On-chain transactions are referred to as securities transferred that are directly recorded on a blockchain or distributed ledger, instead of conventional database systems. According to the statement, issuers can offer tokenized securities as a separate class or along with traditional shares. If a tokenized security has a substantially similar character and confers substantially similar rights and privileges, it can be treated as the same class, regardless of the format, for certain purposes under the Federal Securities Laws. However, a key difference the agency notes is that, “instead of maintaining the master securityholder file through conventional, off-chain database records, the issuer (or its agent) maintains the master securityholder file on one or more crypto networks.”

SEC and Trump’s Presidency

The SEC issued the statement on behalf of the federal agency, shifting its stance on crypto under the Trump administration. Meanwhile, the SEC has dropped or closed more than a dozen cases over the past year, which also included actions issued against the major crypto companies that constituted tokens, staking products, and wallet infrastructure as unregistered securities. The SEC guidance reinforces that securities laws apply to all tokenized securities regardless of their technological format. 

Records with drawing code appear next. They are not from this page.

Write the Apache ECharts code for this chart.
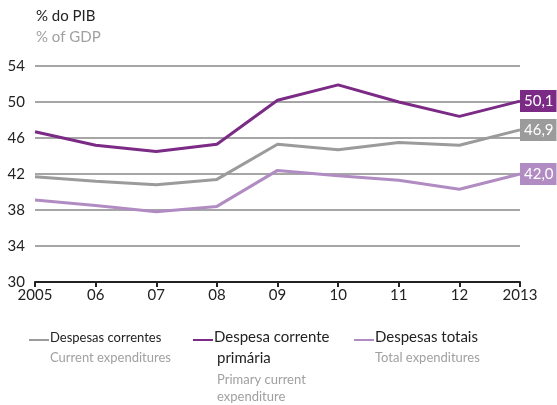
<!DOCTYPE html>
<html>
<head>
<meta charset="utf-8">
<script src="https://cdn.jsdelivr.net/npm/echarts@6/dist/echarts.min.js"></script>
<style>
  html, body { margin: 0; padding: 0; background: #fff; }
  #main { width: 557px; height: 405px; }
</style>
</head>
<body>
<div id="main"></div>
<script>
var years = ['2005', '06', '07', '08', '09', '10', '11', '12', '2013'];
var correntes = [41.7, 41.2, 40.8, 41.4, 45.3, 44.7, 45.5, 45.2, 46.9];
var primaria = [46.7, 45.2, 44.5, 45.3, 50.2, 51.9, 50.0, 48.4, 50.1];
var totais = [39.1, 38.5, 37.8, 38.4, 42.4, 41.8, 41.3, 40.3, 42.0];

var cGray = '#9b9b9b', cDark = '#7b2a85', cLight = '#b18cc2';
var font = 'Lato';

function endLabel(color) {
  return {
    show: true,
    distance: 0,
    backgroundColor: color,
    color: '#fff',
    fontFamily: font,
    fontSize: 15,
    padding: [4, 3, 3, 4],
    formatter: function (p) { return p.value.toFixed(1).replace('.', ','); }
  };
}

var chart = echarts.init(document.getElementById('main'));
chart.setOption({
  animation: false,
  grid: { left: 35, right: 37, top: 66, bottom: 123 },
  graphic: [
    { type: 'text', left: 36, top: 9, style: { text: '% do PIB', fill: '#222', font: '15px ' + font } },
    { type: 'text', left: 36, top: 30, style: { text: '% of GDP', fill: '#a0a0a0', font: '15px ' + font } },
    // legenda
    { type: 'line', shape: { x1: 29, y1: 340, x2: 49, y2: 340 }, style: { stroke: cGray, lineWidth: 2 } },
    { type: 'text', left: 50, top: 331, style: { text: 'Despesas correntes', fill: '#222', font: '13px ' + font } },
    { type: 'text', left: 50, top: 351, style: { text: 'Current expenditures', fill: '#a0a0a0', font: '13px ' + font } },
    { type: 'line', shape: { x1: 193, y1: 340, x2: 213, y2: 340 }, style: { stroke: cDark, lineWidth: 2 } },
    { type: 'text', left: 214, top: 330, style: { text: 'Despesa corrente', fill: '#222', font: '15px ' + font } },
    { type: 'text', left: 217, top: 351, style: { text: 'primária', fill: '#222', font: '15px ' + font } },
    { type: 'text', left: 217, top: 373, style: { text: 'Primary current', fill: '#a0a0a0', font: '13px ' + font } },
    { type: 'text', left: 217, top: 390, style: { text: 'expenditure', fill: '#a0a0a0', font: '13px ' + font } },
    { type: 'line', shape: { x1: 354, y1: 340, x2: 374, y2: 340 }, style: { stroke: cLight, lineWidth: 2 } },
    { type: 'text', left: 375, top: 330, style: { text: 'Despesas totais', fill: '#222', font: '15px ' + font } },
    { type: 'text', left: 375, top: 351, style: { text: 'Total expenditures', fill: '#a0a0a0', font: '13px ' + font } }
  ],
  xAxis: {
    type: 'category',
    data: years,
    boundaryGap: false,
    axisLine: { lineStyle: { color: '#222', width: 2 } },
    axisTick: { show: true, length: 5, lineStyle: { color: '#222', width: 2 } },
    axisLabel: { color: '#222', fontFamily: font, fontSize: 15, margin: 6 }
  },
  yAxis: {
    type: 'value',
    min: 30,
    max: 54,
    interval: 4,
    axisLine: { show: false },
    axisTick: { show: false },
    axisLabel: { color: '#222', fontFamily: font, fontSize: 15, margin: 10 },
    splitLine: { lineStyle: { color: '#a6a6a6', width: 2 } }
  },
  series: [
    { name: 'Despesas correntes', type: 'line', data: correntes, symbol: 'none',
      lineStyle: { color: cGray, width: 3 }, itemStyle: { color: cGray }, endLabel: endLabel(cGray) },
    { name: 'Despesas totais', type: 'line', data: totais, symbol: 'none',
      lineStyle: { color: cLight, width: 3 }, itemStyle: { color: cLight }, endLabel: endLabel(cLight) },
    { name: 'Despesa corrente primária', type: 'line', data: primaria, symbol: 'none',
      lineStyle: { color: cDark, width: 3 }, itemStyle: { color: cDark }, endLabel: endLabel(cDark) }
  ]
});
</script>
</body>
</html>
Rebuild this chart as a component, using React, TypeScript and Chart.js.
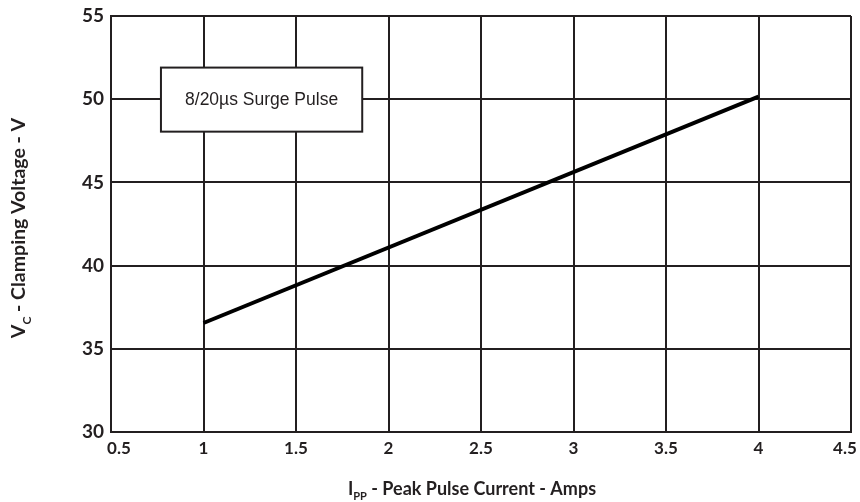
import React, { useEffect, useRef } from "react";
import { Chart, registerables } from "chart.js";

Chart.register(...registerables);

// Data
const currentAmps: number[] = [1, 4];
const clampVolts: number[] = [36.55, 50.15];

const xMin = 0.5, xMax = 4.5, xStep = 0.5;
const yMin = 30, yMax = 55, yStep = 5;

const noteText = "8/20\u00b5s Surge Pulse";
const noteBox = { x0: 0.77, x1: 1.858, y0: 48.05, y1: 51.9 };

const yTitleParts = [
  { t: "V", sub: false },
  { t: "C", sub: true },
  { t: " - Clamping Voltage - V", sub: false },
];
const xTitleParts = [
  { t: "I", sub: false },
  { t: "PP", sub: true },
  { t: " - Peak Pulse Current - Amps", sub: false },
];

const INK = "#231f20";
const FAMILY = "Lato, 'Open Sans', sans-serif";

function drawParts(ctx: CanvasRenderingContext2D, parts: { t: string; sub: boolean }[], size: number, subSize: number) {
  const mainFont = `bold ${size}px ${FAMILY}`;
  const subFont = `bold ${subSize}px ${FAMILY}`;
  let total = 0;
  const widths = parts.map((p) => {
    ctx.font = p.sub ? subFont : mainFont;
    const w = ctx.measureText(p.t).width;
    total += w;
    return w;
  });
  let x = -total / 2;
  ctx.textBaseline = "alphabetic";
  ctx.textAlign = "left";
  parts.forEach((p, i) => {
    ctx.font = p.sub ? subFont : mainFont;
    ctx.fillText(p.t, x, p.sub ? size * 0.3 : 0);
    x += widths[i];
  });
}

const annotPlugin = {
  id: "annot",
  beforeDraw(chart: any) {
    // nudge the outermost x tick labels inward, as in the reference
    const xs = chart.scales.x;
    const items = xs.getLabelItems();
    if (items && items.length) {
      items[0].options.translation[0] += 8;
      items[items.length - 1].options.translation[0] -= 6;
    }
  },
  afterDraw(chart: any) {
    const ctx: CanvasRenderingContext2D = chart.ctx;
    const xs = chart.scales.x;
    const ys = chart.scales.y;
    // note box
    const l = xs.getPixelForValue(noteBox.x0);
    const r = xs.getPixelForValue(noteBox.x1);
    const t = ys.getPixelForValue(noteBox.y1);
    const b = ys.getPixelForValue(noteBox.y0);
    ctx.save();
    ctx.fillStyle = "#ffffff";
    ctx.fillRect(l, t, r - l, b - t);
    ctx.strokeStyle = INK;
    ctx.lineWidth = 2;
    ctx.strokeRect(l, t, r - l, b - t);
    ctx.fillStyle = INK;
    ctx.font = `17.5px "Liberation Sans", Arial, sans-serif`;
    ctx.textAlign = "center";
    ctx.textBaseline = "middle";
    ctx.fillText(noteText, (l + r) / 2, (t + b) / 2 + 1);
    ctx.restore();

    // axis titles
    ctx.save();
    ctx.fillStyle = INK;
    ctx.translate(472, 495);
    drawParts(ctx, xTitleParts, 18, 11);
    ctx.restore();

    ctx.save();
    ctx.fillStyle = INK;
    ctx.translate(25, 228);
    ctx.rotate(-Math.PI / 2);
    drawParts(ctx, yTitleParts, 19.5, 12);
    ctx.restore();
  },
};

export default function App() {
  const ref = useRef<HTMLCanvasElement | null>(null);
  useEffect(() => {
    document.body.style.margin = "0";
    const canvas = ref.current!;
    const chart = new Chart(canvas, {
      type: "line",
      data: {
        datasets: [
          {
            data: currentAmps.map((x, i) => ({ x, y: clampVolts[i] })),
            borderColor: "#000000",
            borderWidth: 4,
            pointRadius: 0,
            fill: false,
            tension: 0,
          },
        ],
      },
      options: {
        animation: false,
        responsive: false,
        maintainAspectRatio: false,
        layout: { padding: { top: 16, right: 9, left: 0, bottom: 0 } },
        plugins: { legend: { display: false }, tooltip: { enabled: false } },
        scales: {
          x: {
            type: "linear",
            min: xMin,
            max: xMax,
            ticks: {
              stepSize: xStep,
              padding: 6,
              color: INK,
              font: { family: FAMILY, size: 17, weight: "bold" },
              callback: (v: any) => String(v),
            },
            grid: { color: INK, lineWidth: 2, drawTicks: false },
            border: { color: INK, width: 2 },
            afterFit: (s: any) => {
              s.height = 70;
              s.paddingLeft = 0;
              s.paddingRight = 0;
            },
          },
          y: {
            type: "linear",
            min: yMin,
            max: yMax,
            ticks: {
              stepSize: yStep,
              padding: 7,
              color: INK,
              font: { family: FAMILY, size: 19, weight: "bold" },
            },
            grid: { color: INK, lineWidth: 2, drawTicks: false },
            border: { color: INK, width: 2 },
            afterFit: (s: any) => {
              s.width = 111;
              s.paddingTop = 0;
              s.paddingBottom = 0;
            },
          },
        },
      },
      plugins: [annotPlugin],
    } as any);
    return () => chart.destroy();
  }, []);
  return (
    <div style={{ width: 860, height: 502, background: "#fff" }}>
      <canvas ref={ref} width={860} height={502} style={{ display: "block" }} />
    </div>
  );
}
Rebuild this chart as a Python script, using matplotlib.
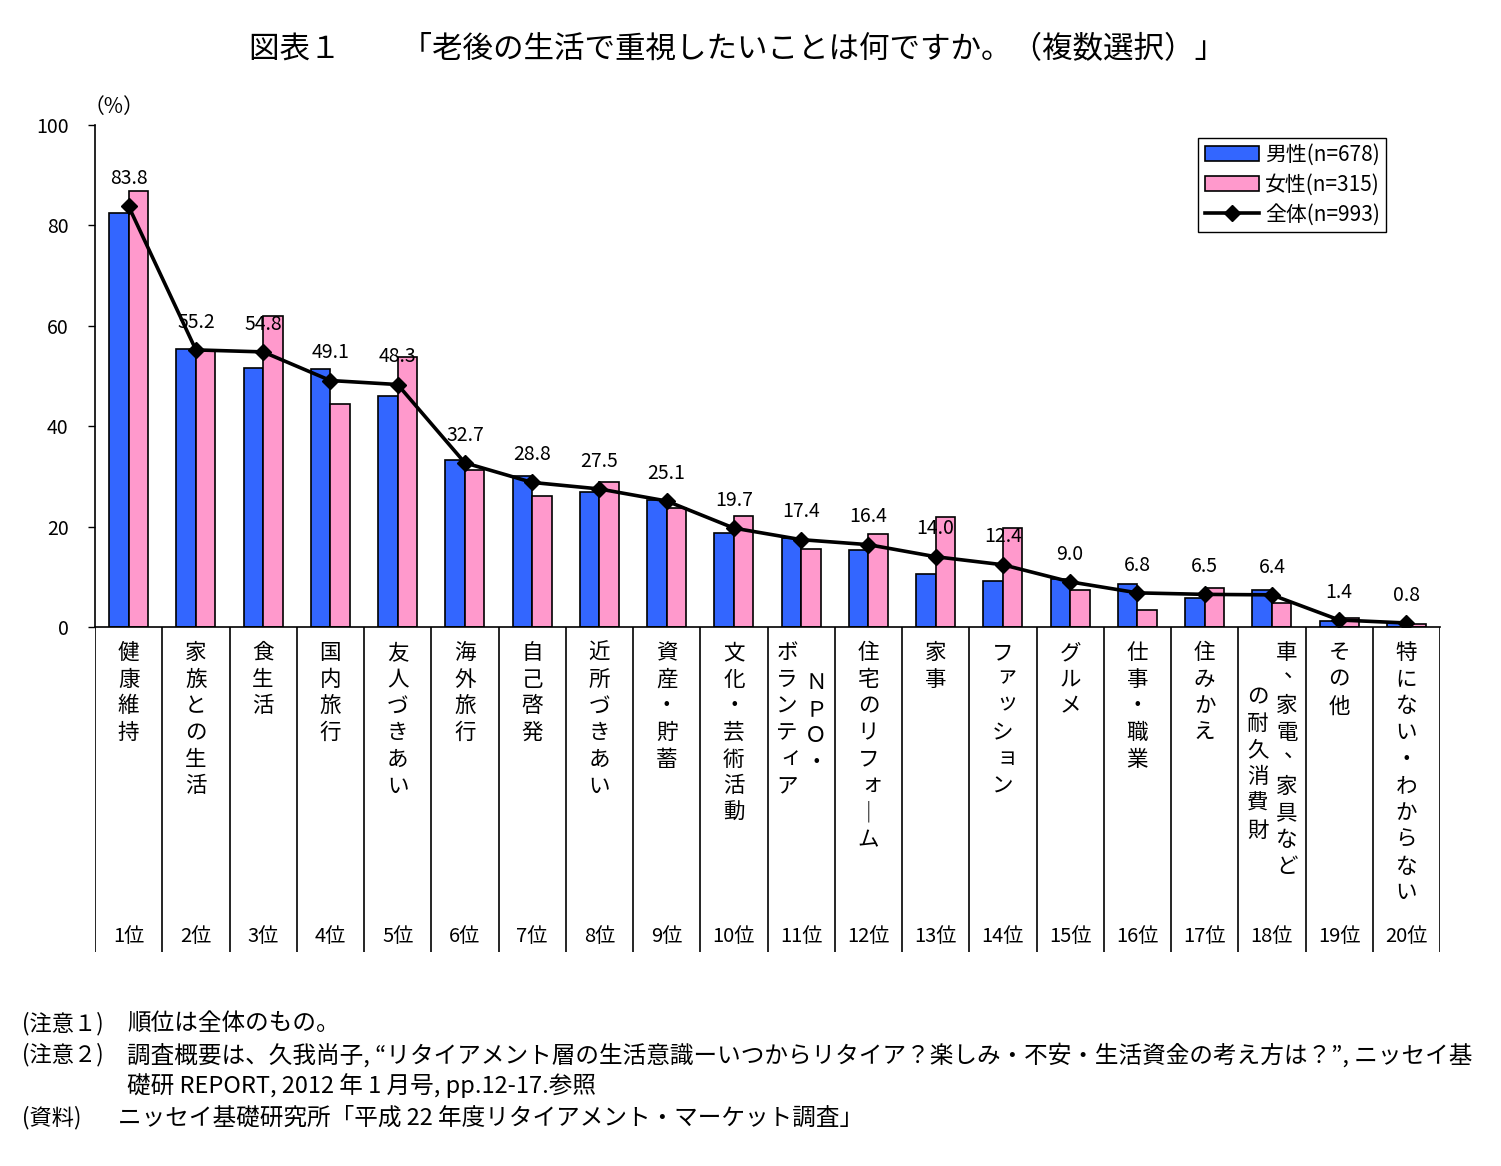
import numpy as np
import matplotlib
matplotlib.use("Agg")
import matplotlib.pyplot as plt
from matplotlib.patches import Patch
from matplotlib.lines import Line2D

plt.rcParams['font.family'] = ['Noto Sans CJK JP', 'DejaVu Sans']

# data
labels = [["健康維持"], ["家族との生活"], ["食生活"], ["国内旅行"], ["友人づきあい"],
          ["海外旅行"], ["自己啓発"], ["近所づきあい"], ["資産・貯蓄"], ["文化・芸術活動"],
          ["ボランティア", "ＮＰＯ・"], ["住宅のリフォーム"], ["家事"], ["ファッション"], ["グルメ"],
          ["仕事・職業"], ["住みかえ"], ["の耐久消費財", "車、家電、家具など"], ["その他"], ["特にない・わからない"]]
ranks = [f"{i}位" for i in range(1, 21)]
male = [82.4, 55.3, 51.5, 51.3, 46.0, 33.3, 30.1, 26.8, 25.3, 18.7,
        17.8, 15.4, 10.5, 9.1, 9.5, 8.6, 5.8, 7.3, 1.2, 0.9]
female = [86.8, 55.0, 61.9, 44.5, 53.7, 31.3, 26.0, 28.9, 23.8, 22.2,
          15.6, 18.5, 22.0, 19.7, 7.3, 3.3, 7.8, 4.8, 1.7, 0.6]
total = [83.8, 55.2, 54.8, 49.1, 48.3, 32.7, 28.8, 27.5, 25.1, 19.7,
         17.4, 16.4, 14.0, 12.4, 9.0, 6.8, 6.5, 6.4, 1.4, 0.8]
legend_labels = ["男性(n=678)", "女性(n=315)", "全体(n=993)"]

W, H = 1501, 1166
fig = plt.figure(figsize=(W / 100, H / 100), dpi=100)

x0, x1 = 95, 1440
ytop, yzero, ybot = 125, 627, 952

ax = fig.add_axes([x0 / W, 1 - yzero / H, (x1 - x0) / W, (yzero - ytop) / H])
n = len(total)
xs = np.arange(n) + 0.5
bw = 0.29
ax.bar(xs - bw / 2, male, bw, color="#3366FF", edgecolor="black", linewidth=1.2, zorder=2)
ax.bar(xs + bw / 2, female, bw, color="#FF99CC", edgecolor="black", linewidth=1.2, zorder=2)
ax.plot(xs, total, color="black", lw=2.6, marker="D", ms=8, zorder=3)
for x, v in zip(xs, total):
    ax.annotate(f"{v:.1f}", (x, v), xytext=(0, 20), textcoords="offset points",
                ha="center", va="center", fontsize=14, zorder=4)

ax.set_xlim(0, n)
ax.set_ylim(0, 100)
ax.set_yticks(range(0, 101, 20))
ax.set_xticks([])
ax.tick_params(axis="y", length=5, width=1, pad=14, labelsize=14)
for s in ["top", "right"]:
    ax.spines[s].set_visible(False)
ax.spines["left"].set_linewidth(1.2)
ax.spines["bottom"].set_linewidth(1.2)
fig.text(84 / W, 1 - 107 / H, "（%）", fontsize=15, ha="left", va="center")

handles = [Patch(facecolor="#3366FF", edgecolor="black", linewidth=1.2),
           Patch(facecolor="#FF99CC", edgecolor="black", linewidth=1.2),
           Line2D([], [], color="black", lw=2.6, marker="D", ms=8)]
leg = ax.legend(handles, legend_labels, loc="upper right", bbox_to_anchor=(0.96, 0.975),
                fontsize=15, fancybox=False, edgecolor="black", framealpha=1,
                handlelength=2.6, handletextpad=0.3, borderpad=0.3, labelspacing=0.38,
                borderaxespad=0)
leg.get_frame().set_linewidth(1.0)

# category table below the axis
tab = fig.add_axes([x0 / W, 1 - ybot / H, (x1 - x0) / W, (ybot - yzero) / H])
tab.set_xlim(0, n)
tab.set_ylim(ybot, yzero)
tab.axis("off")
tab.vlines(np.arange(n + 1), yzero, ybot, color="black", lw=1.2)

small = set("ァィゥェォッャュョ")
step = 26.7
for i, cols in enumerate(labels):
    if len(cols) == 1:
        offs = [0.0]
        starts = [653]
    else:
        offs = [-0.21, 0.22]
        starts = [697, 653] if i == 17 else [653, 683]
    for col, dx, y0 in zip(cols, offs, starts):
        for k, ch in enumerate(col):
            cx, cy = i + 0.5 + dx, y0 + k * step
            if ch == "ー":
                ch = "｜"
            if ch in small:
                cx += 0.06
                cy -= 3
            if ch == "、":
                cx += 0.12
                cy -= 8
            tab.text(cx, cy, ch, ha="center", va="center", fontsize=15.5)
    tab.text(i + 0.5, 937, ranks[i], ha="center", va="center", fontsize=14.5)

fig.text(737 / W, 1 - 50 / H, "図表１　　「老後の生活で重視したいことは何ですか。（複数選択）」",
         ha="center", va="center", fontsize=22)

notes = [("(注意１)", "順位は全体のもの。", 1024, 127),
         ("(注意２)", "調査概要は、久我尚子, “リタイアメント層の生活意識ーいつからリタイア？楽しみ・不安・生活資金の考え方は？”, ニッセイ基", 1055, 127),
         ("", "礎研 REPORT, 2012 年 1 月号, pp.12-17.参照", 1086, 127),
         ("(資料)", "ニッセイ基礎研究所「平成 22 年度リタイアメント・マーケット調査」", 1118, 118)]
for pre, body, y, bx in notes:
    if pre:
        fig.text(22 / W, 1 - y / H, pre, ha="left", va="center", fontsize=16)
    fig.text(bx / W, 1 - y / H, body, ha="left", va="center", fontsize=17)

fig.savefig("out.png", dpi=100, facecolor="white")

However, the statement lacked clarity on the harder questions raised by the abandoned cases, like whether crypto-native products like tokens or staking programs are deemed as securities in the first place. 

Custodial vs. Synthetic Tokens

The SEC has observed two common third-party approaches: custodial and synthetic. In the custodial tokenization, the underlying security sits in custody, while the token represents an entitlement or indirect interest. By contrast, in the synthetic tokenization, the token represents the third party’s own instrument that is used for tracking the underlying security. 

On security-based swaps, the staff noted that offerings to people who are not eligible for contract participation can trigger additional requirements like registration or exchange-trading conditions. The SEC actually issued its statement as a compliance road map and not a green light. It is encouraging firms to engage with the agency as they are preparing for registrations, proposals, and requests for action.